How widespread is that tension that you were describing in that conversation of, ‘These are my internal expectations of what employees will do, and this is what we talk about as happening in our culture’?
I'm not going to say I have the perfect answer to that. I think the way the media sets up organizations to put out their messages, and compares those messages to each other, it creates a bit of a word war. Who can say the right terminology? And nobody knows what that terminology means.
I really like organizations that make a point in their screening interviews of being able to say, ‘Hey, for us, these words mean X, Y, Z.’ I got this very early in my career, and I always appreciated it. I was at a career fair where GE was present, and the recruiter was like, ‘I just want to be really clear with all of you who are applying to jobs here. Our offices are in this place. Almost every job that we're going to get is going to be in the small town, not the New York office for the media group. One person's getting that. The rest of you are going to the small town. If that's what you want, great. If it's not what you want, don't waste your time applying, unless you're a hundred percent certain you're going to get the media job. Second, we are a culture that loves our work. We work hard and we get fulfillment from that. We're there long hours. We're there on weekends. We are happy about that. If that's not the life you want to live, do not apply for this job.’ And I was like, ‘I don't want to live that life. I'm not going to apply for that job.’
I've always been grateful to that recruiter for being like, ‘What we are is wonderful. It's just not for everybody.’ There is a real value in having that kind of straightforward honesty. And there's levels of that. I would argue an organization like Goldman Sachs, whenever they say they're being kind and generous, you still know it's investment banking. There's some degree of knowledge that their version of wellbeing is not the same as a different organization.
Has the heat of the labor market exacerbated that kind of sugarcoating of employee marketing?
Yeah. I think there's definitely a desire for that. When you have a limited group of people to pull in, you're going to have to try to adapt. In best-case scenarios, they actually do adapt. Like, ‘We want to get more tech employees, fine. We're going to try and give them these benefits that they like.’ It may take you a little while to get everybody on board with the remote work or the other aspects, but you'll get there.

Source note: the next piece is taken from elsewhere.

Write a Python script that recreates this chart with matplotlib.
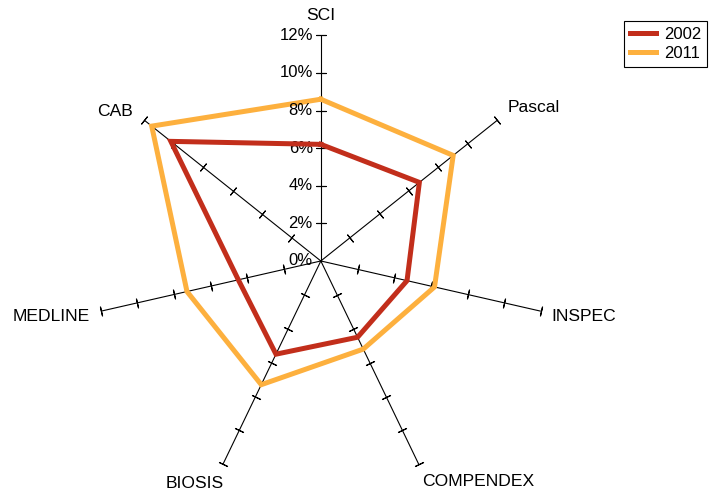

Other orgs are like, ‘Once they're here, they're here. We are not really going to change.’ Those are the ones where it's like, no, no, no. Then they're just going to leave and go somewhere else. Everyone is telling them this thing is normal and accessible. If you're not actually doing that, they're just going to think you are the betrayer and move on. Maybe after they've been betrayed five times, they'll accept, ‘Oh, the industry actually isn't doing this.’ It's creating this revolving door where organizations are like, ‘Why are young people so unable to stick to a job?’ One of the reasons is that you did not give a realistic job preview.
If an organization has over-indexed on that warmer, fuzzier view of itself that doesn't necessarily match up to what it's really like to work there, what would be best practices for ratcheting that down, or bringing it closer to reality?
I saw some examples in some law firms that were looking to recruit more mothers. They actually got mothers at the org to talk about how they live those principles in reality, so it was people with similar concerns talking about how they actually achieve the shared goal. And some people were like, ‘No, I'm not going to do that.’ But for a lot of them, it was like, ‘Oh, I could do that. That seems reasonable.’ And they managed to recruit a number of women that otherwise wouldn't have gone to that law firm based off what they were told. So if you want to speak to your younger employees, getting employees you recruited just a few years ago to be like, ‘This is what my journey was. This is what was hard. And this is how I overcame it. These are the things that make it work.’
So I think one of the problems is trying to paint an ever more rosy picture to generate confidence, when in reality, we need to tell people, ‘This is what it is. It is not always easy, but it is doable. There are tools and tips and allies to get you there, but you have to be willing to engage with the challenge. Is that something that you're cool with?’ When you just give them the rosy picture and then they experience the harsher reality, they just blame themselves. ‘I'm broken. I'm wrong somehow.’ And then that either leads to sort of imposter syndrome and sort of depression and self-recrimination, or it leads to resentment of the org where they reverse it and say, ‘No, you betrayed me. You lied. Now I'm gonna go find someplace else.’
There’s a real need to recognize that you can't corporate marketing your way out of the norms of human relationships. And if you invest in those consistently, it works. But if you're constantly trying to win week to week, these are the problems that you're going to have. And these are the trade offs you need to make. I try never to say one thing is absolutely right, but I think what I would say is: Organizations, if this is not the trade off that you want, where you're telling people all the rosy things and then they’re having the challenge later, try the other trade off. You may decide you don't like that one either, but you're going to end up with a trade off. You are no more able to get everything you want than the employees are. So just tell people what your tradeoff is, and you'll get the people for whom that's a reasonable tradeoff.
And most importantly, if you find that you can't get enough people who want that tradeoff, maybe you need a different business model or a different tradeoff framework, because the limits of the market are the limits of the market. We apply the rules of capitalist boundaries to individuals, but we almost never reflect them back to the company and say, ‘If you can't get the people, then that's just a sign that you need to change.’ It’s the same thing as you saying, ‘We all want this, why can't you be more like what we want?’ It’s no different than in any other relationship saying, ‘I'm perfect. Why don't you change to match me?’ That philosophy makes it a lot less stressful and a lot more controllable by both parties.